Job
In the entries below, repeat only the lines between those holding "Rebuild this chart" and "import plotly.graph_objects as go", inclusive. Leave pictures out.

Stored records
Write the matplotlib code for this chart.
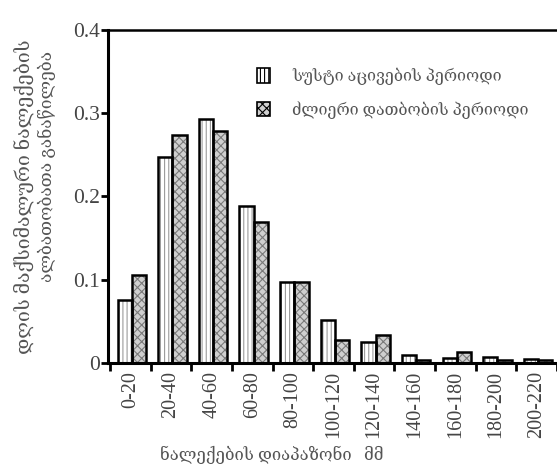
import numpy as np
import matplotlib
matplotlib.use("Agg")
import matplotlib.pyplot as plt
from matplotlib.patches import Patch

ranges = ["0-20", "20-40", "40-60", "60-80", "80-100", "100-120", "120-140",
          "140-160", "160-180", "180-200", "200-220"]
weak_cold = [0.076, 0.247, 0.293, 0.189, 0.097, 0.052, 0.025, 0.010, 0.006, 0.007, 0.005]
strong_warm = [0.105, 0.274, 0.278, 0.169, 0.097, 0.028, 0.033, 0.004, 0.013, 0.004, 0.003]

label_weak = "სუსტი აცივების პერიოდი"
label_strong = "ძლიერი დათბობის პერიოდი"
ylabel_1 = "დღის მაქსიმალური ნალექების"
ylabel_2 = "ალბათობათა განაწილება"
xlabel = "ნალექების დიაპაზონი   მმ"

plt.rcParams["font.family"] = ["Liberation Serif", "DejaVu Serif", "DejaVu Sans"]
plt.rcParams["hatch.linewidth"] = 0.8

fig = plt.figure(figsize=(5.57, 4.75), dpi=100)
ax = fig.add_axes([0.194, 0.236, 0.806, 0.701])

x = np.arange(len(ranges))
w = 0.35
xl = x - 0.14
xd = x + 0.21

# hatched fill first, then the black outline on top
ax.bar(xl, weak_cold, w, color="white", hatch="||||", edgecolor="#9a9a9a", linewidth=0)
ax.bar(xd, strong_warm, w, color="#cfcfcf", hatch="xxxx", edgecolor="#7a7a7a", linewidth=0)
ax.bar(xl, weak_cold, w, fill=False, edgecolor="black", linewidth=1.8)
ax.bar(xd, strong_warm, w, fill=False, edgecolor="black", linewidth=1.8)

ax.set_xlim(-0.55, 10.5)
ax.set_ylim(0, 0.4)
ax.set_yticks([0, 0.1, 0.2, 0.3, 0.4])
ax.set_yticklabels(["0", "0.1", "0.2", "0.3", "0.4"], fontsize=15.5, color="#444444")

ax.set_xticks(np.arange(len(ranges) + 1) - 0.5, minor=False)
ax.set_xticklabels([])
ax.set_xticks(x, minor=True)
ax.set_xticklabels(ranges, minor=True, rotation=90, fontsize=14.5, color="#444444")
ax.tick_params(axis="x", which="minor", length=0, pad=6)
ax.tick_params(axis="x", which="major", length=6, width=2, direction="out")
ax.tick_params(axis="y", length=5, width=2, direction="out", pad=1)

for s in ["left", "bottom"]:
    ax.spines[s].set_linewidth(2.2)
ax.spines["top"].set_linewidth(1.8)
ax.spines["right"].set_visible(False)

handles = [Patch(facecolor="white", hatch="||||", edgecolor="black", linewidth=1.2),
           Patch(facecolor="#cfcfcf", hatch="xxxx", edgecolor="black", linewidth=1.2)]
leg = ax.legend(handles, [label_weak, label_strong], loc="upper left",
                bbox_to_anchor=(0.3, 0.93), frameon=False, fontsize=11.5,
                handlelength=0.8, handleheight=1.0, handletextpad=1.4, labelspacing=1.0)
for t in leg.get_texts():
    t.set_color("#555555")

fig.text(272 / 557, 1 - 455 / 475, xlabel, ha="center", va="center", fontsize=12, color="#555555")
fig.text(24 / 557, 1 - 197 / 475, ylabel_1, ha="center", va="center", rotation=90,
         fontsize=14, color="#555555")
fig.text(47 / 557, 1 - 166 / 475, ylabel_2, ha="center", va="center", rotation=90,
         fontsize=12.5, color="#555555")

fig.savefig("out.png", dpi=100)
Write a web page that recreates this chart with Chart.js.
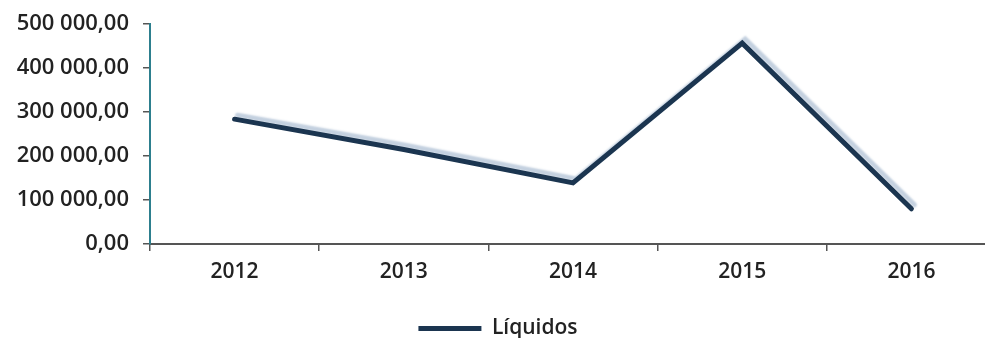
<!DOCTYPE html>
<html>
<head>
<meta charset="utf-8">
<script src="https://cdn.jsdelivr.net/npm/chart.js@4/dist/chart.umd.min.js"></script>
<style>
  html, body { margin: 0; padding: 0; background: #fff; overflow: hidden; }
  #wrap { position: relative; width: 1004px; height: 352px; margin-top: -3px; }
</style>
</head>
<body>
<div id="wrap"><canvas id="c"></canvas></div>
<script>
// Yearly totals of "Líquidos"
const years = ['2012', '2013', '2014', '2015', '2016'];
const liquidos = [284000, 215000, 139000, 457000, 80000];
const yTicks = [0, 100000, 200000, 300000, 400000, 500000];
const seriesName = 'Líquidos';

const navy = '#1b3550';
const fontFamily = '"Open Sans", "Noto Sans", sans-serif';

// "500 000,00" style number format
function fmt(v) {
  const int = Math.round(v).toString().replace(/\B(?=(\d{3})+(?!\d))/g, ' ');
  return int + ',00';
}

// soft pale shadow drawn up-right of the line
const lineShadow = {
  id: 'lineShadow',
  beforeDatasetsDraw(chart) {
    const ctx = chart.ctx;
    ctx.save();
    ctx.shadowColor = 'rgba(170,188,210,0.7)';
    ctx.shadowBlur = 2;
    ctx.shadowOffsetX = 3;
    ctx.shadowOffsetY = -4;
  },
  afterDatasetsDraw(chart) {
    chart.ctx.restore();
  }
};

new Chart(document.getElementById('c'), {
  type: 'line',
  data: {
    labels: years,
    datasets: [{
      label: seriesName,
      data: liquidos,
      borderColor: navy,
      backgroundColor: navy,
      borderWidth: 5,
      pointRadius: 0,
      pointHoverRadius: 0,
      tension: 0,
      borderCapStyle: 'round',
      borderJoinStyle: 'miter'
    }]
  },
  plugins: [lineShadow],
  options: {
    responsive: true,
    maintainAspectRatio: false,
    animation: false,
    events: [],
    layout: { padding: { top: 6, right: 8, left: 0, bottom: 0 } },
    plugins: {
      tooltip: { enabled: false },
      legend: {
        position: 'bottom',
        labels: {
          color: '#222',
          font: { family: fontFamily, size: 21, weight: '600' },
          boxWidth: 63,
          boxHeight: 5,
          padding: 5,
          generateLabels(chart) {
            return chart.data.datasets.map((ds, i) => ({
              text: ds.label,
              fillStyle: navy,
              strokeStyle: navy,
              lineWidth: 0,
              fontColor: '#222',
              datasetIndex: i
            }));
          }
        }
      }
    },
    scales: {
      x: {
        type: 'category',
        offset: true,
        grid: {
          offset: true,
          drawOnChartArea: false,
          drawTicks: true,
          tickLength: 7,
          color: '#555',
          lineWidth: 1.5
        },
        border: { display: true, color: '#555', width: 2 },
        ticks: {
          color: '#222',
          font: { family: fontFamily, size: 21, weight: '600' },
          padding: 8,
          maxRotation: 0
        },
        afterFit(scale) { scale.height = 69; }
      },
      y: {
        min: 0,
        max: 500000,
        afterBuildTicks(scale) { scale.ticks = yTicks.map(v => ({ value: v })); },
        grid: {
          drawOnChartArea: false,
          drawTicks: true,
          tickLength: 7,
          color: '#555',
          lineWidth: 1.5
        },
        border: { display: true, color: '#2d7f8e', width: 2 },
        ticks: {
          color: '#222',
          font: { family: fontFamily, size: 22, weight: '600' },
          padding: 14,
          callback: (v) => fmt(v)
        },
        afterFit(scale) { scale.width = 150; }
      }
    }
  }
});
</script>
</body>
</html>
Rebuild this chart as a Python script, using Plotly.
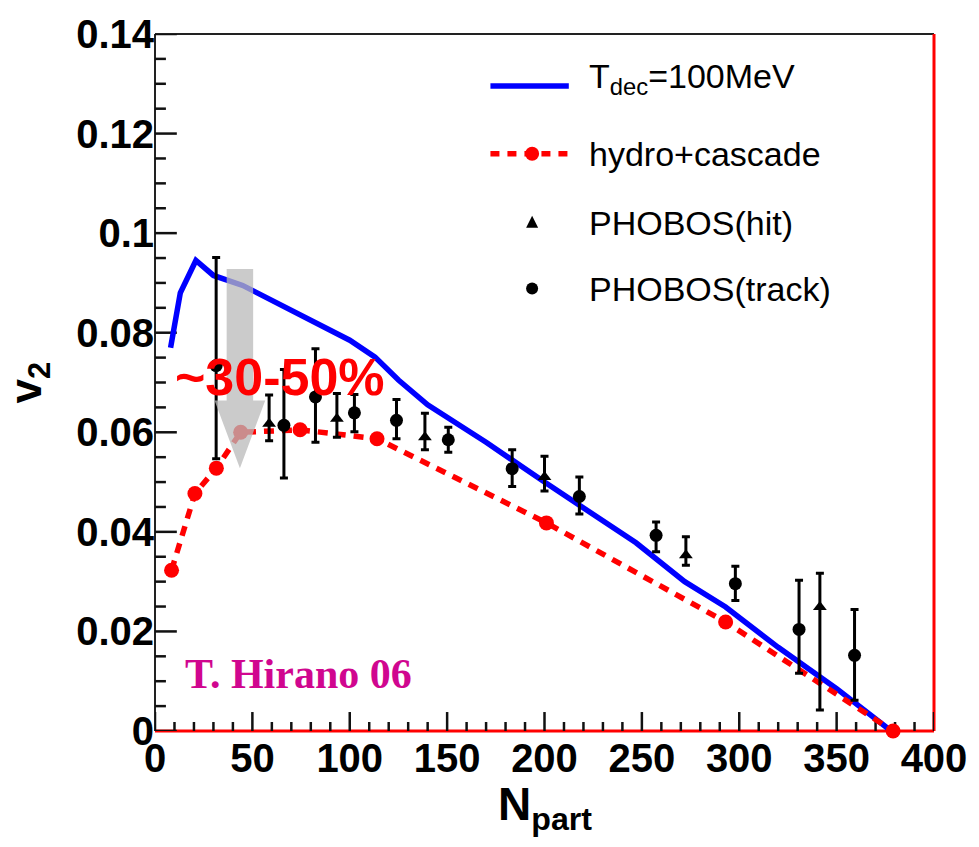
import plotly.graph_objects as go

# ---------------- data ----------------
hydro_x = [8, 13, 21, 30, 45, 60, 80, 100, 113, 125, 140, 170, 200, 230, 247, 272, 293, 320, 350, 378]
hydro_y = [0.077, 0.088, 0.0945, 0.0915, 0.0895, 0.0865, 0.0825, 0.0785, 0.0751, 0.0705,
           0.0655, 0.058, 0.050, 0.042, 0.0378, 0.030, 0.0249, 0.0168, 0.0085, 0.0]

casc_x = [8.5, 20.5, 31.5, 44, 74.5, 114, 201, 293, 379]
casc_y = [0.0323, 0.0477, 0.0528, 0.0600, 0.0605, 0.0587, 0.0418, 0.0219, 0.0]

track_x = [31.4, 66.2, 82.4, 102.4, 124, 150.6, 183.4, 217.9, 257.3, 298, 330.7, 359.2]
track_y = [0.0734, 0.0614, 0.0671, 0.0639, 0.0624, 0.0585, 0.0527, 0.0471, 0.0393, 0.0296, 0.0204, 0.0152]
track_up = [0.0217, 0.0112, 0.0097, 0.0037, 0.0042, 0.0025, 0.0038, 0.0039, 0.0027, 0.0035, 0.0099, 0.0092]
track_dn = [0.0187, 0.0106, 0.0091, 0.0038, 0.0037, 0.0025, 0.0036, 0.0035, 0.0033, 0.0034, 0.0088, 0.0090]

hit_x = [58.6, 93.4, 138.6, 200, 272.6, 341.4]
hit_y = [0.0617, 0.0627, 0.0590, 0.0510, 0.0353, 0.0249]
hit_up = [0.0058, 0.0051, 0.0048, 0.0042, 0.0037, 0.0068]
hit_dn = [0.0034, 0.0037, 0.0025, 0.0028, 0.0020, 0.0207]

x_tickvals = [0, 50, 100, 150, 200, 250, 300, 350, 400]
x_ticktext = ["0", "50", "100", "150", "200", "250", "300", "350", "400"]
x_minor_vals = [v for v in range(0, 401, 10) if v % 50 != 0]
y_tickvals = [0, 0.02, 0.04, 0.06, 0.08, 0.10, 0.12, 0.14]
y_ticktext = ["0", "0.02", "0.04", "0.06", "0.08", "0.1", "0.12", "0.14"]
y_minor_vals = [round(i * 0.005, 3) for i in range(0, 29) if i % 4 != 0]

legend_labels = ["T<sub>dec</sub>=100MeV", "hydro+cascade", "PHOBOS(hit)", "PHOBOS(track)"]

# ---------------- figure ----------------
SANS = "Liberation Sans, Arial, Helvetica, sans-serif"
XR, YR = [0, 400], [0, 0.14]
PW, PH = 979 - 155 - 39, 847 - 33 - 116   # plot area in px


def px_to_x(p):
    return p * (XR[1] - XR[0]) / PW


def px_to_y(p):
    return p * (YR[1] - YR[0]) / PH


fig = go.Figure()

# inside tick marks (axis decoration) built from the tick arrays
tx_, ty_ = [], []
for vals, ln in ((x_tickvals, 19), (x_minor_vals, 9)):
    for v in vals:
        tx_ += [v, v, None]
        ty_ += [YR[0], YR[0] + px_to_y(ln), None]
for vals, ln in ((y_tickvals, 22), (y_minor_vals, 11)):
    for v in vals:
        tx_ += [XR[0], XR[0] + px_to_x(ln), None]
        ty_ += [v, v, None]
fig.add_trace(go.Scatter(x=tx_, y=ty_, mode="lines", line=dict(color="#111111", width=2.5),
                         hoverinfo="skip", showlegend=False))

fig.add_trace(go.Scatter(x=hydro_x, y=hydro_y, mode="lines",
                         line=dict(color="#0000FF", width=5.5), showlegend=False))
fig.add_trace(go.Scatter(x=casc_x, y=casc_y, mode="lines+markers", cliponaxis=False,
                         line=dict(color="#FF0000", width=5.5, dash="10px,8px"),
                         marker=dict(color="#FF0000", size=15, symbol="circle"),
                         showlegend=False))
fig.add_trace(go.Scatter(x=hit_x, y=hit_y, mode="markers",
                         marker=dict(color="black", size=12, symbol="triangle-up"),
                         error_y=dict(type="data", symmetric=False, array=hit_up, arrayminus=hit_dn,
                                      color="black", thickness=3, width=4),
                         showlegend=False))
fig.add_trace(go.Scatter(x=track_x, y=track_y, mode="markers",
                         marker=dict(color="black", size=13, symbol="circle"),
                         error_y=dict(type="data", symmetric=False, array=track_up, arrayminus=track_dn,
                                      color="black", thickness=3, width=4),
                         showlegend=False))

shapes = []
# gray arrow (annotation graphic)
shapes.append(dict(type="path", xref="x", yref="y",
                   path="M 36.8 0.0928 L 50.4 0.0928 L 50.4 0.0664 L 56.6 0.0664 L 43.6 0.0528 "
                        "L 30.6 0.0664 L 36.8 0.0664 Z",
                   fillcolor="rgb(185,185,185)", opacity=0.75, line=dict(width=0), layer="above"))
# frame: top black, right red, bottom red, left black
shapes.append(dict(type="line", xref="paper", yref="paper", x0=0, x1=1, y0=1, y1=1,
                   line=dict(color="#222222", width=2), layer="below"))
shapes.append(dict(type="line", xref="paper", yref="paper", x0=1, x1=1, y0=0, y1=1,
                   line=dict(color="#FF0000", width=3), layer="below"))
shapes.append(dict(type="line", xref="paper", yref="paper", x0=0, x1=1, y0=0, y1=0,
                   line=dict(color="#FF0000", width=3), layer="below"))
shapes.append(dict(type="line", xref="paper", yref="paper", x0=0, x1=0, y0=0, y1=1,
                   line=dict(color="#222222", width=2), layer="below"))

# custom legend
lx0, lx1 = 0.4306, 0.5312
ly = [0.9255, 0.8281, 0.7292, 0.6347]
shapes.append(dict(type="line", xref="paper", yref="paper", x0=lx0, x1=lx1, y0=ly[0], y1=ly[0],
                   line=dict(color="#0000FF", width=5.5)))
shapes.append(dict(type="line", xref="paper", yref="paper", x0=lx0, x1=lx1, y0=ly[1], y1=ly[1],
                   line=dict(color="#FF0000", width=5.5, dash="9px,8px")))
mx = 0.4841
shapes.append(dict(type="circle", xref="paper", yref="paper", xsizemode="pixel", ysizemode="pixel",
                   xanchor=mx, yanchor=ly[1], x0=-7, x1=7, y0=-7, y1=7,
                   fillcolor="#FF0000", line=dict(width=0)))
shapes.append(dict(type="path", xref="paper", yref="paper", xsizemode="pixel", ysizemode="pixel",
                   xanchor=mx, yanchor=ly[2], path="M -6 -5 L 6 -5 L 0 7 Z",
                   fillcolor="black", line=dict(width=0)))
shapes.append(dict(type="circle", xref="paper", yref="paper", xsizemode="pixel", ysizemode="pixel",
                   xanchor=mx, yanchor=ly[3], x0=-6, x1=6, y0=-6, y1=6,
                   fillcolor="black", line=dict(width=0)))

annotations = []
tx = 0.5541
for i, lab in enumerate(legend_labels):
    annotations.append(dict(xref="paper", yref="paper", x=tx, y=ly[i] + (0.0 if i else 0.010),
                            xanchor="left", yanchor="middle", text=lab, showarrow=False,
                            font=dict(family=SANS, size=34, color="black")))
annotations.append(dict(xref="paper", yref="paper", x=0.1605, y=0.508, xanchor="center",
                        yanchor="middle", text="~30-50%", showarrow=False,
                        font=dict(family=SANS, size=52, color="#FF0000", weight="bold")))
annotations.append(dict(xref="paper", yref="paper", x=0.1847, y=0.082, xanchor="center",
                        yanchor="middle", text="T. Hirano 06", showarrow=False,
                        font=dict(family="Liberation Serif, Times New Roman, serif", size=42,
                                  color="#D0068F", weight="bold")))
# axis titles
annotations.append(dict(xref="paper", yref="paper", x=0.5, y=-0.11, xanchor="center",
                        yanchor="middle", text="N<sub>part</sub>", showarrow=False,
                        font=dict(family=SANS, size=46, color="black", weight="bold")))
annotations.append(dict(xref="paper", yref="paper", x=-0.163, y=0.5, xanchor="center",
                        yanchor="middle", text="v<sub>2</sub>", showarrow=False, textangle=-90,
                        font=dict(family=SANS, size=44, color="black", weight="bold")))

fig.update_layout(
    width=979, height=847,
    margin=dict(l=155, r=39, t=33, b=116),
    paper_bgcolor="white", plot_bgcolor="white",
    shapes=shapes, annotations=annotations, showlegend=False,
)
fig.update_xaxes(range=XR, tickmode="array", tickvals=x_tickvals, ticktext=x_ticktext,
                 ticks="", showline=False, showgrid=False, zeroline=False,
                 ticklabeloverflow="allow",
                 tickfont=dict(family=SANS, size=40, color="black", weight="bold"))
fig.update_yaxes(range=YR, tickmode="array", tickvals=y_tickvals, ticktext=y_ticktext,
                 ticks="", showline=False, showgrid=False, zeroline=False,
                 ticklabeloverflow="allow",
                 tickfont=dict(family=SANS, size=40, color="black", weight="bold"))

fig.write_html("out.html")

Reply to the task
Rebuild this chart as a Python script, using Plotly.
import plotly.graph_objects as go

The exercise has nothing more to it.